I had planned on posting something else today but I feel the need to give some thoughts on the terrorist attack at the Boson Marathon. First and foremost, my thoughts and prayers go out the families of those murdered and those who were brutally injured and their families as well.
We can learn from evil people and the evil deeds they inflict on others. This article is not about me saying that those victims should have done something differently. Instead, it is me offering something for you to grasp on to if you ever find yourself in any related type of situation. Here are some things to keep in mind.
Avoid Brain Lock
In the book The Survivors Club, Author Ben Sherwood explores a theory developed by a man named John Leach called “The 10/80/10 rule”. In summary, the rule states that the top 10% of people in a crisis excel; they think clearly and take immediate action. The middle group comprises 80% of people; they are “quite simply stunned and bewildered”; “reasoning is significantly impaired and thinking is difficult”. The last 10% of people are the “ones you definitely want to avoid in an emergency”.
A few pages later, he explains something called ‘behavioral inaction’; “The current theory of behavioral inaction goes like this: As your frontal lobes process the site of an airplane wing on fire, they seek to match the information with memories of similar situations in the past. If you have no stored experience of a plane crash, your brain can’t find a match and gets stuck in a loop trying and failing to come up with the right response. Hence: immobility.”
One of the main reasons the following information is so important is to be able to avoid brain lock, allowing your mind to have something to pull forward. Another way to build this skill is by mentally placing yourself in situations you see in movies or in the news and then thinking about what you might have done differently.
I have covered situational awareness in the past, as well as the Cooper Color Code. Both of these are things that should be a part of your everyday life. They can be harder to practice in large crowds, but that is probably the most important time to use them. If you see someone who raises you from code yellow to orange (from the Cooper color code) try to keep tabs on them. If something really seems off, let an authority know. “If you see something, SAY something.”

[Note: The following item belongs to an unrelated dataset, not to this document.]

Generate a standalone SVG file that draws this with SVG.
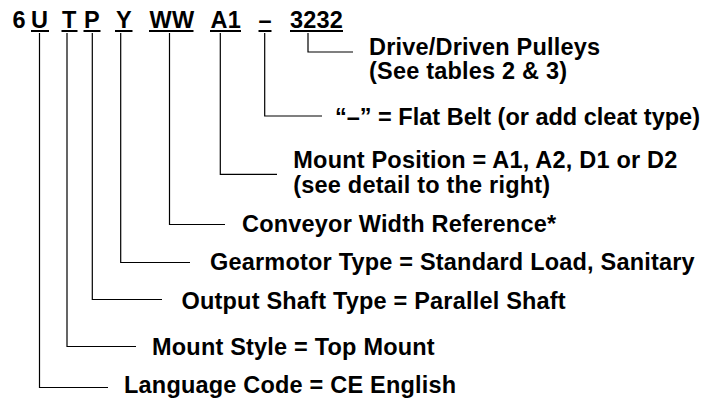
<svg xmlns="http://www.w3.org/2000/svg" width="704" height="401" viewBox="0 0 704 401">
<style>
text{font-family:"Liberation Sans",Arial,sans-serif;font-weight:bold;font-size:23.5px;letter-spacing:0.2px;fill:#000}
.c{fill:none;stroke:#000;stroke-width:1.2}
.u{stroke:#000;stroke-width:2}
</style>
<rect width="704" height="401" fill="#fff"/>
<g id="code">
<text x="12.5" y="28">6</text>
<text x="31" y="28">U</text>
<text x="62" y="28">T</text>
<text x="84" y="28">P</text>
<text x="116" y="28">Y</text>
<text x="149.5" y="28">WW</text>
<text x="210.5" y="28">A1</text>
<text x="258.5" y="28">–</text>
<text x="290" y="28">3232</text>
<line class="u" x1="31" y1="31" x2="49" y2="31"/>
<line class="u" x1="61.5" y1="31" x2="77.5" y2="31"/>
<line class="u" x1="83.5" y1="31" x2="100.5" y2="31"/>
<line class="u" x1="115" y1="31" x2="132.5" y2="31"/>
<line class="u" x1="149" y1="31" x2="193.5" y2="31"/>
<line class="u" x1="210" y1="31" x2="241" y2="31"/>
<line class="u" x1="258.5" y1="31" x2="271.5" y2="31"/>
<line class="u" x1="290" y1="31" x2="343" y2="31"/>
</g>
<g id="connectors">
<path class="c" d="M308,33V52H353"/>
<path class="c" d="M264.7,33V116H322"/>
<path class="c" d="M220.3,33V174.3H277"/>
<path class="c" d="M169.5,33V224.5H225"/>
<path class="c" d="M120.7,33V262.5H190"/>
<path class="c" d="M92.3,33V299.5H162"/>
<path class="c" d="M67,33V346.5H136"/>
<path class="c" d="M39.5,33V387.5H108"/>
</g>
<g id="pulleys"><text x="369" y="54.5">Drive/Driven Pulleys</text><text x="369" y="79">(See tables 2 &amp; 3)</text></g>
<g id="belt"><text x="335" y="124.5" style="letter-spacing:0">“–” = Flat Belt (or add cleat type)</text></g>
<g id="mount-position"><text x="293.3" y="168">Mount Position = A1, A2, D1 or D2</text><text x="293.3" y="192.5">(see detail to the right)</text></g>
<g id="width"><text x="242" y="232">Conveyor Width Reference*</text></g>
<g id="gearmotor"><text x="210" y="270">Gearmotor Type = Standard Load, Sanitary</text></g>
<g id="shaft"><text x="181.5" y="308.5">Output Shaft Type = Parallel Shaft</text></g>
<g id="mount-style"><text x="152" y="354.5">Mount Style = Top Mount</text></g>
<g id="language"><text x="124" y="392.5">Language Code = CE English</text></g>
</svg>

If you find yourself in any type of terrorist attack, from a bombing to a mass shooting, situational awareness can save your life. By practicing situational awareness, you can keep track of the closest exit, or fastest way to safety. It can also help you avoid Mr. Dirtbag, who is committing the act of terror.
Cover and Concealment
I have explained Cover and Concealment previously but it is worth mentioning again. Concealment is something that hides you, but will not stop a round. Cover will stop a round and will usually hide you, except in the case of bullet proof glass for example. If you are caught near a terrorist attack, getting away from the primary danger should be your first goal. I suggest finding cover as a part of that goal.
Lone Wolves and Swarm Terrorist Attacks
I have written an article called Terrorism: Lone Wolf and Swarm Attacks, which goes into these types of attacks in more detail. I think these are the types of terror attacks we will see more of. Because these types of attacks consist of very few people, they are much easier to keep quiet and can be done on a very low budget. A swarm attack of 10 people killed 160 people in Mumbai, India. If there is one Mr. Dirtbag, there is always a chance he has a friend or two. For this reason, if Mr. Dirtbag does show up, keep practicing situational awareness and the Cooper Color Code.
Emergency First Aid
I read about some of the carnage that occurred yesterday. While absolutely tragic, that only three people died is a miracle. There may have been some medical personnel on site but my guess is that the average Joe and Jane stepped in and assisted those who were in need.
Would you be able to assist a stranger or a loved one who needed emergency first aid? I can’t recommend taking a first aid class strongly enough. You can find a class from the Red Cross.
There are also items you can carry that will aid in stopping blood loss; QwikClot and Israeli Battle Dressings. I will cover these items in more detail next week.
I think we need to learn from evil every chance we get. Sadly, we’re given far too many chances to do just that. By doing so, we can be more prepared to avoid brain lock and can put the above mentioned items into play.